La rapporteure a néanmoins amendé la proposition d’une redevance supplémentaire pour certains tronçons sujets à congestion, afin que « les transports collectifs de voyageurs ne soient pas pénalisés ».

Dans son rapport, elle propose aussi de donner la possibilité aux régions d’étendre le système de redevances à un certain nombre de « 4 voies », actuellement non soumises à péages, mais qui servent de voies de contournement, et participent de fait au réseau transeuropéen. Elle cite en exemple « le tronçon Lyon-Orange de la Nationale 7 massivement utilisé par les poids lourds pour contourner l’Autoroute A7, très endommagé et peu sûr ». Pour faciliter l’acceptation de ces mesures, la rapporteure « propose d’augmenter les abattements pour les usagers fréquents, en particulier en périphérie des grandes villes ». Elle envisage aussi une modulation pour tenir compte des spécificités de régions « périphériques », « comme la Bretagne », avec la possibilité d’une « exonération forfaitaire kilométrique sur un tronçon routier spécifique ». Christine Revault d’Allonnes-Bonnefoy est convaincue que la vraie clé de l’acceptabilité est « le fléchage obligatoire et transparent des recettes de la redevance. J’aimerais que cette information soit même affichée sur les portiques de péage afin que chacun au volant de son camion, de son bus ou de sa voiture sache ce qu’il paie et pour quoi il paie ».

Les arbitrages des États membres

La députée européenne sait qu’une rude bataille l’attend désormais. Ses amendements ont reçu un avis favorable de la Commission et du Parlement européen, mais certains États membres contestent l’obligation du passage au système de péage. « L’Allemagne et l’Autriche, dont les autoroutes sont gratuites pour les véhicules légers, sont particulièrement réticentes. » La France, échaudée par l’écotaxe, baigne dans l’ambiguïté, alors même que dans notre pays, les péages s’appliquent déjà aux voitures. « Les ministres de la Transition énergétique et des Transports, Nicolas Hulot et Elisabeth Borne, soutiennent le principe du passage de la vignette à la redevance, affirme Christine Revault d’Allonnes-Bonnefoy, mais les députés ont affiché leur opposition. » Le député de la Sarthe, Damien Pichereau, auteur d’un rapport sur le Paquet mobilité et ses conséquences pour le transport routier, a plaidé à l’Assemblée pour une approche plus « souple et proportionnée ». Il réclame une flexibilité dans le système pour laisser le choix aux États d’un mode de contribution. Adjoint à la direction des infrastructures au ministère des Transports, Jean Le Dall préférerait lui aussi « rester dans un cadre incitatif et souple » et souligne que le rapport du Comité d’orientation sur les infrastructures (COI) remis fin janvier évoque « la mise en place d’une vignette temporelle, à titre temporaire, pour contribuer au financement des infrastructures de transport ». Le vote sur la proposition de révision et ses amendements au sein de la commission transports se déroulera les 23 et 24 mai, puis viendra le vote en plénière au Parlement européen en juillet. Christine Revault d’Allonnes-Bonnefoy espère que les discussions en trilogue entre le Conseil des États membres et les deux co-législateurs – la Commission et le Parlement européens – débuteront en septembre pour une adoption définitive du texte à la fin de l’année ou au tout début 2019.

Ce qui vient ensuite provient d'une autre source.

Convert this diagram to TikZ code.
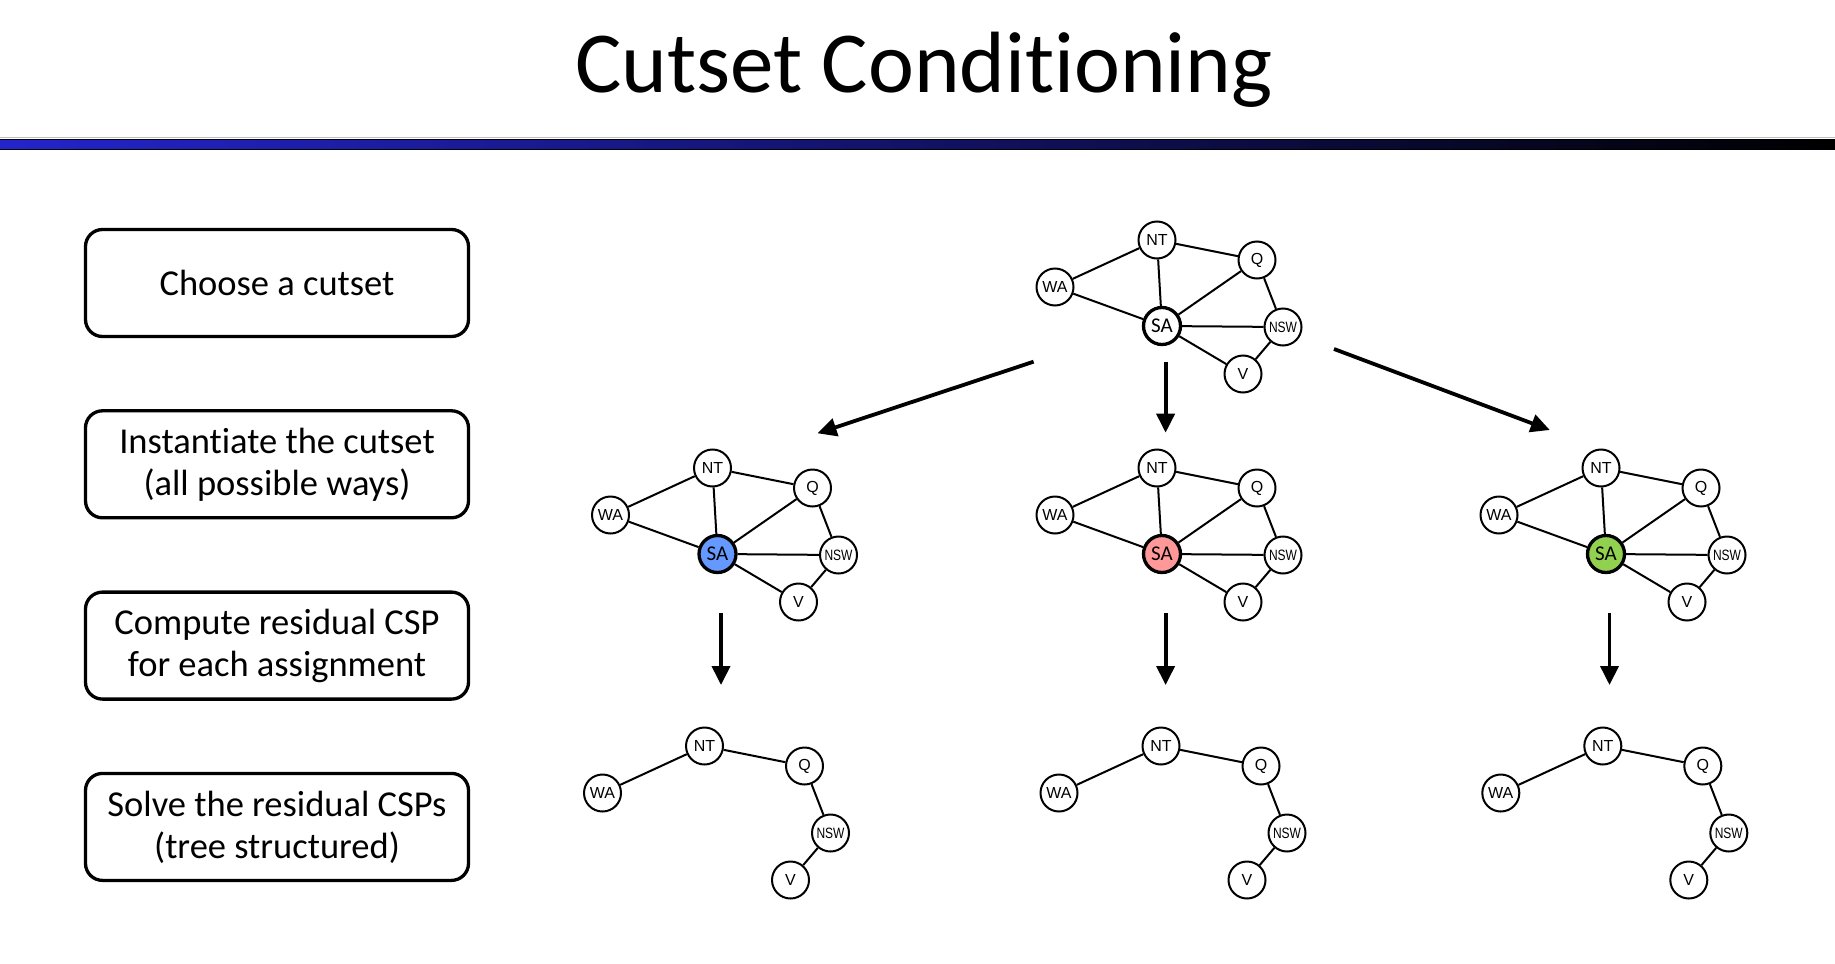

Écotaxe: les coûts d’un échec

Elle est venue s’inviter dans les débats le 13 février dernier, lors du petit-déjeuner organisé par l’association TDIE (Transports, développement, intermodalité, environnement). L’ombre de l’écotaxe a plané sur les échanges avec Christine Revault-d’Allonnes, venue expliquer le projet de directive. C’était la mesure phare du Grenelle de l’environnement: une taxe pollueur-payeur sur les poids lourds sur certains tronçons du réseau routier français. Elle n’est jamais entrée en vigueur. La fronde des « bonnets rouges » en Bretagne aboutit à la suspension de l’écotaxe en 2013. L’année suivante, la ministre de l’Écologie, Ségolène Royal, tente de relancer le projet mais s’attire les foudres des transporteurs routiers. En 2014, l’Écotaxe est suspendue sine die et le contrat passé avec Écomouv’, le consortium chargé de collecter la taxe, résilié. « Un échec stratégique, un abandon coûteux », déplore la Cour des comptes dans son rapport de février 2017. L’écotaxe aurait dû rapporter environ 1,15 milliard d’euros par an. Sur dix ans (2014-2024), la perte potentielle de recettes fiscales est évaluée à 10 milliards d’euros. Cette manne devait alimenter l’Agence de financement des infrastructures de transport de France (AFITF) et financer la réalisation de plus de 120 projets d’infrastructures de transport alternatives à la route. Au lieu de quoi, l’État doit indemniser Écomouv’ et les administrations à hauteur de plus d’un milliard d’euros. Avec ce renoncement, écrit la Cour, « la France prend du retard dans la mise en œuvre de la politique européenne de la tarification routière ».

*Chiffres du Centre interprofessionnel technique d’études de la pollution atmosphérique.